> **What to produce**: Everything from the first line of the data through the line with "ax.set_axisbelow(True)" is to be echoed exactly, minus the pictures.

--- start ---

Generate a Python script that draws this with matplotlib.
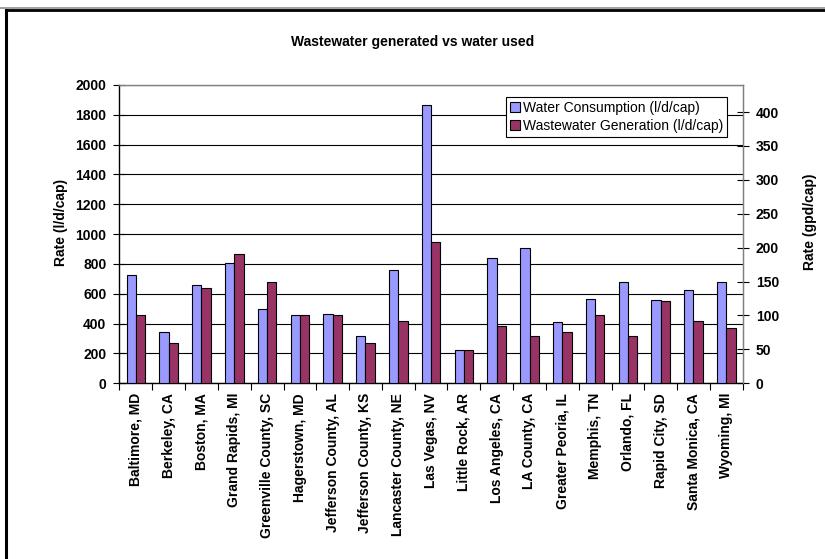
import matplotlib
matplotlib.use("Agg")
import matplotlib.pyplot as plt
import numpy as np
from matplotlib.lines import Line2D

plt.rcParams["font.family"] = ["Liberation Sans", "DejaVu Sans"]

cities = ["Baltimore, MD", "Berkeley, CA", "Boston, MA", "Grand Rapids, MI",
          "Greenville County, SC", "Hagerstown, MD", "Jefferson County, AL",
          "Jefferson County, KS", "Lancaster County, NE", "Las Vegas, NV",
          "Little Rock, AR", "Los Angeles, CA", "LA County, CA",
          "Greater Peoria, IL", "Memphis, TN", "Orlando, FL",
          "Rapid City, SD", "Santa Monica, CA", "Wyoming, MI"]
# litres per day per capita
water = [726, 342, 657, 809, 500, 455, 463, 315, 758, 1866,
         223, 840, 909, 409, 567, 681, 556, 624, 681]
waste = [455, 273, 637, 867, 681, 455, 455, 273, 416, 949,
         223, 384, 317, 342, 455, 317, 552, 418, 373]
L_PER_GAL = 4.546  # imperial gallon

BLUE, MAROON = "#9999FF", "#993366"
W, H = 825, 559

fig = plt.figure(figsize=(W / 100, H / 100), dpi=100)
fig.patch.set_facecolor("white")

ax = fig.add_axes([119.5 / W, 1 - 383.3 / H, (742.7 - 119.5) / W, (383.3 - 85) / H])
x = np.arange(len(cities))
bw = 1 / 3.5
b1 = ax.bar(x - bw / 2, water, bw, color=BLUE, edgecolor="black", lw=0.8,
            label="Water Consumption (l/d/cap)", zorder=3)
b2 = ax.bar(x + bw / 2, waste, bw, color=MAROON, edgecolor="black", lw=0.8,
            label="Wastewater Generation (l/d/cap)", zorder=3)

ax.set_xlim(-0.5, len(cities) - 0.5)
ax.set_ylim(0, 2000)
ax.set_yticks(np.arange(0, 2001, 200))
ax.yaxis.grid(True, color="black", lw=0.8)
ax.set_axisbelow(True)

ax.set_xticks(x)
ax.set_xticklabels(cities, rotation=90, fontweight="bold", fontsize=10)
ax.set_xticks(np.arange(-0.5, len(cities), 1), minor=True)
ax.tick_params(axis="x", which="major", length=0, pad=7)
ax.tick_params(axis="x", which="minor", length=5, direction="out", width=0.8)
ax.tick_params(axis="y", direction="inout", length=9, width=0.8, pad=5,
               labelsize=10)
for lab in ax.get_yticklabels():
    lab.set_fontweight("bold")

for s in ("left", "bottom"):
    ax.spines[s].set_color("black")
    ax.spines[s].set_linewidth(1)
for s in ("top", "right"):
    ax.spines[s].set_color("#808080")
    ax.spines[s].set_linewidth(1)

ax2 = ax.twinx()
ax2.set_ylim(0, 2000 / L_PER_GAL)
ax2.set_yticks(np.arange(0, 401, 50))
ax2.tick_params(axis="y", direction="inout", length=9, width=0.8, pad=5,
                labelsize=10)
for lab in ax2.get_yticklabels():
    lab.set_fontweight("bold")
ax2.spines["right"].set_color("#808080")
ax2.spines["top"].set_visible(False)
ax2.spines["left"].set_visible(False)
ax2.spines["bottom"].set_visible(False)

leg = ax2.legend(handles=[b1, b2], loc="upper right",
                 bbox_to_anchor=(0.975, 0.961), borderaxespad=0,
                 fontsize=10, frameon=True, fancybox=False, framealpha=1,
                 edgecolor="black", handlelength=0.7, handleheight=0.7,
                 handletextpad=0.2, borderpad=0.3, labelspacing=0.3)
leg.get_frame().set_linewidth(0.8)

fig.text(413 / W, 1 - 42 / H, "Wastewater generated vs water used",
         ha="center", va="center", fontsize=10, fontweight="bold")
fig.text(61.5 / W, 1 - 222 / H, "Rate (l/d/cap)", rotation=90,
         ha="center", va="center", fontsize=10, fontweight="bold")
fig.text(810 / W, 1 - 222 / H, "Rate (gpd/cap)", rotation=90,
         ha="center", va="center", fontsize=10, fontweight="bold")

# chart frame (left and top edges)
fig.add_artist(Line2D([0, 1], [1 - 7.5 / H] * 2, transform=fig.transFigure,
                      color="#909090", lw=1.2))
fig.add_artist(Line2D([5.5 / W, 1], [1 - 9.5 / H] * 2,
                      transform=fig.transFigure, color="black", lw=2))
fig.add_artist(Line2D([5.5 / W] * 2, [0, 1 - 9.5 / H],
                      transform=fig.transFigure, color="black", lw=2.2))

fig.savefig("out.png", dpi=100, facecolor="white")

--- end ---

> **Task answer**:
Generate a Python script that draws this with matplotlib.
import matplotlib
matplotlib.use("Agg")
import matplotlib.pyplot as plt
import numpy as np
from matplotlib.lines import Line2D

plt.rcParams["font.family"] = ["Liberation Sans", "DejaVu Sans"]

cities = ["Baltimore, MD", "Berkeley, CA", "Boston, MA", "Grand Rapids, MI",
          "Greenville County, SC", "Hagerstown, MD", "Jefferson County, AL",
          "Jefferson County, KS", "Lancaster County, NE", "Las Vegas, NV",
          "Little Rock, AR", "Los Angeles, CA", "LA County, CA",
          "Greater Peoria, IL", "Memphis, TN", "Orlando, FL",
          "Rapid City, SD", "Santa Monica, CA", "Wyoming, MI"]
# litres per day per capita
water = [726, 342, 657, 809, 500, 455, 463, 315, 758, 1866,
         223, 840, 909, 409, 567, 681, 556, 624, 681]
waste = [455, 273, 637, 867, 681, 455, 455, 273, 416, 949,
         223, 384, 317, 342, 455, 317, 552, 418, 373]
L_PER_GAL = 4.546  # imperial gallon

BLUE, MAROON = "#9999FF", "#993366"
W, H = 825, 559

fig = plt.figure(figsize=(W / 100, H / 100), dpi=100)
fig.patch.set_facecolor("white")

ax = fig.add_axes([119.5 / W, 1 - 383.3 / H, (742.7 - 119.5) / W, (383.3 - 85) / H])
x = np.arange(len(cities))
bw = 1 / 3.5
b1 = ax.bar(x - bw / 2, water, bw, color=BLUE, edgecolor="black", lw=0.8,
            label="Water Consumption (l/d/cap)", zorder=3)
b2 = ax.bar(x + bw / 2, waste, bw, color=MAROON, edgecolor="black", lw=0.8,
            label="Wastewater Generation (l/d/cap)", zorder=3)

ax.set_xlim(-0.5, len(cities) - 0.5)
ax.set_ylim(0, 2000)
ax.set_yticks(np.arange(0, 2001, 200))
ax.yaxis.grid(True, color="black", lw=0.8)
ax.set_axisbelow(True)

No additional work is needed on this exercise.